→ Problem to solve
Provide an exact copy of the data, excluding the images.

----- Data extract

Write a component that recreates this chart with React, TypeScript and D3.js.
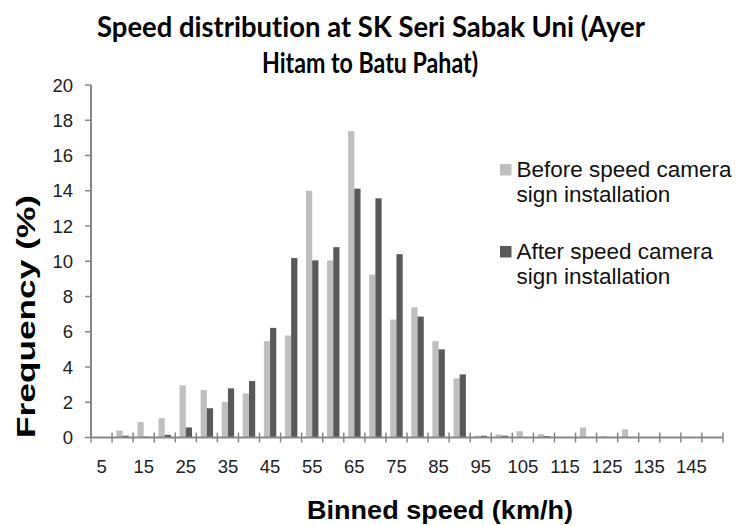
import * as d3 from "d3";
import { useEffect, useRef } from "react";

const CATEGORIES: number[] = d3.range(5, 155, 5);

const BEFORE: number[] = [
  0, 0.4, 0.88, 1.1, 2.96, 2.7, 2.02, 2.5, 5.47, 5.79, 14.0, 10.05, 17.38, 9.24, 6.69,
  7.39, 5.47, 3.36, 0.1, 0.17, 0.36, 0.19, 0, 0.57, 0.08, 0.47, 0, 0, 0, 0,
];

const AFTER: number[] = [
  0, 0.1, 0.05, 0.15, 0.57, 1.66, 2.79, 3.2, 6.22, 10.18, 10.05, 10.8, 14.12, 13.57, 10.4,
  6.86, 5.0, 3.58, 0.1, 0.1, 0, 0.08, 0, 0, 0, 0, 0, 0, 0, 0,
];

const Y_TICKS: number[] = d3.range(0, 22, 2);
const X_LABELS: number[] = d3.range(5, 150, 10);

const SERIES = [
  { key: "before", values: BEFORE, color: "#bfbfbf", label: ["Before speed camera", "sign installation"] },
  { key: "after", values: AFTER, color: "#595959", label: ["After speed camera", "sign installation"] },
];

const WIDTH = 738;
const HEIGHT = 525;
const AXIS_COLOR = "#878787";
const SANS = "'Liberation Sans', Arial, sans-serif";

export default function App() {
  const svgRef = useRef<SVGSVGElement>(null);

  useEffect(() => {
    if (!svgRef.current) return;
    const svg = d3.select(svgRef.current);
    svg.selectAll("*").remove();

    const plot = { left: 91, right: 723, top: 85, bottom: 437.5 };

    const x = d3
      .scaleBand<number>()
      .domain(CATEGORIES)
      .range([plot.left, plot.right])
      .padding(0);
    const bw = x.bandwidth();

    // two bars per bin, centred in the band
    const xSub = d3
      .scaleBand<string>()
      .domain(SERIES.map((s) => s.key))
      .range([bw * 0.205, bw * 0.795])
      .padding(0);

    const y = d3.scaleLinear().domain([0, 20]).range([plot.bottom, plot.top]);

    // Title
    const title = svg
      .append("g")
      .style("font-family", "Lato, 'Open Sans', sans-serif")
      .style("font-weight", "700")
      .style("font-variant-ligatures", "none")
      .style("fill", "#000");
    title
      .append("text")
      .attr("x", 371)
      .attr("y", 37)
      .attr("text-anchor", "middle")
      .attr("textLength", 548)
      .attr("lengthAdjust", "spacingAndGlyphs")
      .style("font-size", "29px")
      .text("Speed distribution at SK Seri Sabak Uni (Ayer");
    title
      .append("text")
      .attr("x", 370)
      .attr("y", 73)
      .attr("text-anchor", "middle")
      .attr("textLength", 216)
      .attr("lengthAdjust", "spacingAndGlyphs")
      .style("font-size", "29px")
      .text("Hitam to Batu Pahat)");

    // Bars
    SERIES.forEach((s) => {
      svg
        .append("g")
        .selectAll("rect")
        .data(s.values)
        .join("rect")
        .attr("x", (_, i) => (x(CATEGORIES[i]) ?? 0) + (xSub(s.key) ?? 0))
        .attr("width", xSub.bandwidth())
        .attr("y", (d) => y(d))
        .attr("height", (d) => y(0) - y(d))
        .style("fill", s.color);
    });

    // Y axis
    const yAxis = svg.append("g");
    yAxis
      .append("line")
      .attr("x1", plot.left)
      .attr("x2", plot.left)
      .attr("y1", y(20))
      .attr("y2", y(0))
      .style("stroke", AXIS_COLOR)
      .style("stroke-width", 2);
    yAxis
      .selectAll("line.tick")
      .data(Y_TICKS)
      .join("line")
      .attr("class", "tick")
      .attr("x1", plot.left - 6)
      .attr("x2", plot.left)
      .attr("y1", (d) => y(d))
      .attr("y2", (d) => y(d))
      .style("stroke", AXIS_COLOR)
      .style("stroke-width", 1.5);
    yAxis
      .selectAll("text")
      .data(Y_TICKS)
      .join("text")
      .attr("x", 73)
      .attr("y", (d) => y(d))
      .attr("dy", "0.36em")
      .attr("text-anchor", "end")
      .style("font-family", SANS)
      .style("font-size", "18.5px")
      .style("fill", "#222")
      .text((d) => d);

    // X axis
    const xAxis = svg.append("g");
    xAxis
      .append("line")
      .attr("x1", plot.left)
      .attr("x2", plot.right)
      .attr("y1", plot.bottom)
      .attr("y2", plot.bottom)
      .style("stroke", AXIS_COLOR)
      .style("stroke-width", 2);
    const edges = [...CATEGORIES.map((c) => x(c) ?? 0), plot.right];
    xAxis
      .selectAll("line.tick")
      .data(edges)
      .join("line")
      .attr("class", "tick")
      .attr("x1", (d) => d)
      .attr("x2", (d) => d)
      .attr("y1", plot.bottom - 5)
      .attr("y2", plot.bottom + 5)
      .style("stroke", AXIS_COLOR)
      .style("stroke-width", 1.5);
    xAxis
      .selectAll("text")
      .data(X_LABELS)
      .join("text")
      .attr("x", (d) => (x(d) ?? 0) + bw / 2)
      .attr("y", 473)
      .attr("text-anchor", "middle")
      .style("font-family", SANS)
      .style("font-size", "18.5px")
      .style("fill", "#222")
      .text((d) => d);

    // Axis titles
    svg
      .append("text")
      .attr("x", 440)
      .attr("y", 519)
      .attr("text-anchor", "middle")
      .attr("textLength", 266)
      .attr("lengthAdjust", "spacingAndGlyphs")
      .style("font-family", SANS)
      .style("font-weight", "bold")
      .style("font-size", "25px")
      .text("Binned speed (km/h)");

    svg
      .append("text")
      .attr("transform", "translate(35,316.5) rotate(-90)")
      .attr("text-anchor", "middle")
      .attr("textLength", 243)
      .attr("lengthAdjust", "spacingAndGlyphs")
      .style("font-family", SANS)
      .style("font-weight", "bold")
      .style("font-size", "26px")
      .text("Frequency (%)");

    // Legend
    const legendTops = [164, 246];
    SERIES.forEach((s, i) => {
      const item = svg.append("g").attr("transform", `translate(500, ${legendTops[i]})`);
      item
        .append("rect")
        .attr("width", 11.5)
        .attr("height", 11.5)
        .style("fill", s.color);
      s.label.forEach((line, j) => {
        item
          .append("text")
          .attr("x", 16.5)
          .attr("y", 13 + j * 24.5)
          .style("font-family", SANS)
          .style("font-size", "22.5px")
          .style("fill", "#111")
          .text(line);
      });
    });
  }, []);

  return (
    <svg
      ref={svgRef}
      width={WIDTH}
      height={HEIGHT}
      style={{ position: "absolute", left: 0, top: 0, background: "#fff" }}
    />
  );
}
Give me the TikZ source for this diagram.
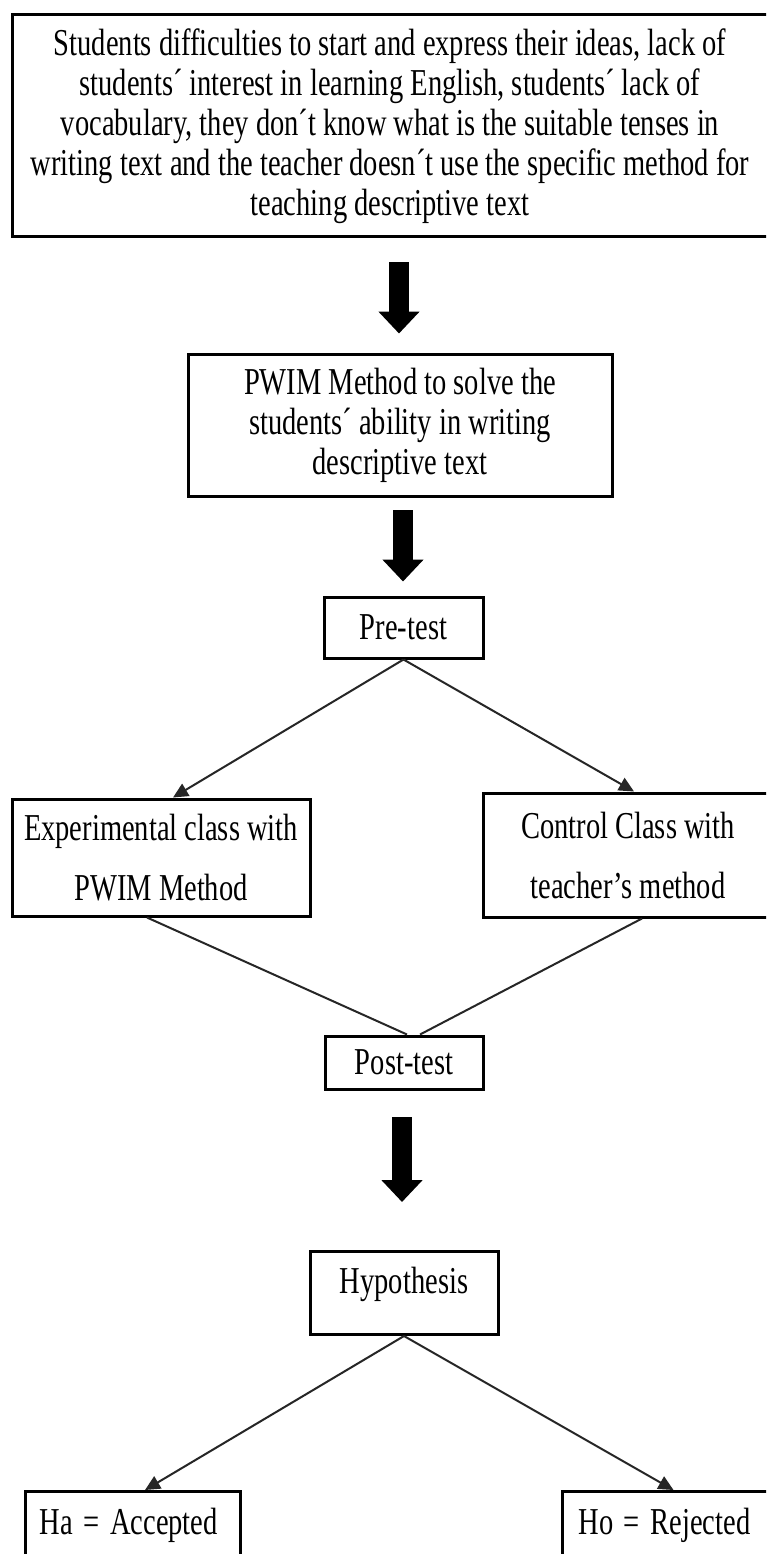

----------

→ The output
Write a component that recreates this chart with React, TypeScript and D3.js.
import * as d3 from "d3";
import { useEffect, useRef } from "react";

const CATEGORIES: number[] = d3.range(5, 155, 5);

const BEFORE: number[] = [
  0, 0.4, 0.88, 1.1, 2.96, 2.7, 2.02, 2.5, 5.47, 5.79, 14.0, 10.05, 17.38, 9.24, 6.69,
  7.39, 5.47, 3.36, 0.1, 0.17, 0.36, 0.19, 0, 0.57, 0.08, 0.47, 0, 0, 0, 0,
];

const AFTER: number[] = [
  0, 0.1, 0.05, 0.15, 0.57, 1.66, 2.79, 3.2, 6.22, 10.18, 10.05, 10.8, 14.12, 13.57, 10.4,
  6.86, 5.0, 3.58, 0.1, 0.1, 0, 0.08, 0, 0, 0, 0, 0, 0, 0, 0,
];

const Y_TICKS: number[] = d3.range(0, 22, 2);
const X_LABELS: number[] = d3.range(5, 150, 10);

const SERIES = [
  { key: "before", values: BEFORE, color: "#bfbfbf", label: ["Before speed camera", "sign installation"] },
  { key: "after", values: AFTER, color: "#595959", label: ["After speed camera", "sign installation"] },
];

const WIDTH = 738;
const HEIGHT = 525;
const AXIS_COLOR = "#878787";
const SANS = "'Liberation Sans', Arial, sans-serif";

export default function App() {
  const svgRef = useRef<SVGSVGElement>(null);

  useEffect(() => {
    if (!svgRef.current) return;
    const svg = d3.select(svgRef.current);
    svg.selectAll("*").remove();

    const plot = { left: 91, right: 723, top: 85, bottom: 437.5 };

    const x = d3
      .scaleBand<number>()
      .domain(CATEGORIES)
      .range([plot.left, plot.right])
      .padding(0);
    const bw = x.bandwidth();

    // two bars per bin, centred in the band
    const xSub = d3
      .scaleBand<string>()
      .domain(SERIES.map((s) => s.key))
      .range([bw * 0.205, bw * 0.795])
      .padding(0);

    const y = d3.scaleLinear().domain([0, 20]).range([plot.bottom, plot.top]);

    // Title
    const title = svg
      .append("g")
      .style("font-family", "Lato, 'Open Sans', sans-serif")
      .style("font-weight", "700")
      .style("font-variant-ligatures", "none")
      .style("fill", "#000");
    title
      .append("text")
      .attr("x", 371)
      .attr("y", 37)
      .attr("text-anchor", "middle")
      .attr("textLength", 548)
      .attr("lengthAdjust", "spacingAndGlyphs")
      .style("font-size", "29px")
      .text("Speed distribution at SK Seri Sabak Uni (Ayer");
    title
      .append("text")
      .attr("x", 370)
      .attr("y", 73)
      .attr("text-anchor", "middle")
      .attr("textLength", 216)
      .attr("lengthAdjust", "spacingAndGlyphs")
      .style("font-size", "29px")
      .text("Hitam to Batu Pahat)");

    // Bars
    SERIES.forEach((s) => {
      svg
        .append("g")
        .selectAll("rect")
        .data(s.values)
        .join("rect")
        .attr("x", (_, i) => (x(CATEGORIES[i]) ?? 0) + (xSub(s.key) ?? 0))
        .attr("width", xSub.bandwidth())
        .attr("y", (d) => y(d))
        .attr("height", (d) => y(0) - y(d))
        .style("fill", s.color);
    });

    // Y axis
    const yAxis = svg.append("g");
    yAxis
      .append("line")
      .attr("x1", plot.left)
      .attr("x2", plot.left)
      .attr("y1", y(20))
      .attr("y2", y(0))
      .style("stroke", AXIS_COLOR)
      .style("stroke-width", 2);
    yAxis
      .selectAll("line.tick")
      .data(Y_TICKS)
      .join("line")
      .attr("class", "tick")
      .attr("x1", plot.left - 6)
      .attr("x2", plot.left)
      .attr("y1", (d) => y(d))
      .attr("y2", (d) => y(d))
      .style("stroke", AXIS_COLOR)
      .style("stroke-width", 1.5);
    yAxis
      .selectAll("text")
      .data(Y_TICKS)
      .join("text")
      .attr("x", 73)
      .attr("y", (d) => y(d))
      .attr("dy", "0.36em")
      .attr("text-anchor", "end")
      .style("font-family", SANS)
      .style("font-size", "18.5px")
      .style("fill", "#222")
      .text((d) => d);

    // X axis
    const xAxis = svg.append("g");
    xAxis
      .append("line")
      .attr("x1", plot.left)
      .attr("x2", plot.right)
      .attr("y1", plot.bottom)
      .attr("y2", plot.bottom)
      .style("stroke", AXIS_COLOR)
      .style("stroke-width", 2);
    const edges = [...CATEGORIES.map((c) => x(c) ?? 0), plot.right];
    xAxis
      .selectAll("line.tick")
      .data(edges)
      .join("line")
      .attr("class", "tick")
      .attr("x1", (d) => d)
      .attr("x2", (d) => d)
      .attr("y1", plot.bottom - 5)
      .attr("y2", plot.bottom + 5)
      .style("stroke", AXIS_COLOR)
      .style("stroke-width", 1.5);
    xAxis
      .selectAll("text")
      .data(X_LABELS)
      .join("text")
      .attr("x", (d) => (x(d) ?? 0) + bw / 2)
      .attr("y", 473)
      .attr("text-anchor", "middle")
      .style("font-family", SANS)
      .style("font-size", "18.5px")
      .style("fill", "#222")
      .text((d) => d);

    // Axis titles
    svg
      .append("text")
      .attr("x", 440)
      .attr("y", 519)
      .attr("text-anchor", "middle")
      .attr("textLength", 266)
      .attr("lengthAdjust", "spacingAndGlyphs")
      .style("font-family", SANS)
      .style("font-weight", "bold")
      .style("font-size", "25px")
      .text("Binned speed (km/h)");

    svg
      .append("text")
      .attr("transform", "translate(35,316.5) rotate(-90)")
      .attr("text-anchor", "middle")
      .attr("textLength", 243)
      .attr("lengthAdjust", "spacingAndGlyphs")
      .style("font-family", SANS)
      .style("font-weight", "bold")
      .style("font-size", "26px")
      .text("Frequency (%)");

    // Legend
    const legendTops = [164, 246];
    SERIES.forEach((s, i) => {
      const item = svg.append("g").attr("transform", `translate(500, ${legendTops[i]})`);
      item
        .append("rect")
        .attr("width", 11.5)
        .attr("height", 11.5)
        .style("fill", s.color);
      s.label.forEach((line, j) => {
        item
          .append("text")
          .attr("x", 16.5)
          .attr("y", 13 + j * 24.5)
          .style("font-family", SANS)
          .style("font-size", "22.5px")
          .style("fill", "#111")
          .text(line);
      });
    });
  }, []);

  return (
    <svg
      ref={svgRef}
      width={WIDTH}
      height={HEIGHT}
      style={{ position: "absolute", left: 0, top: 0, background: "#fff" }}
    />
  );
}
Give me the TikZ source for this diagram.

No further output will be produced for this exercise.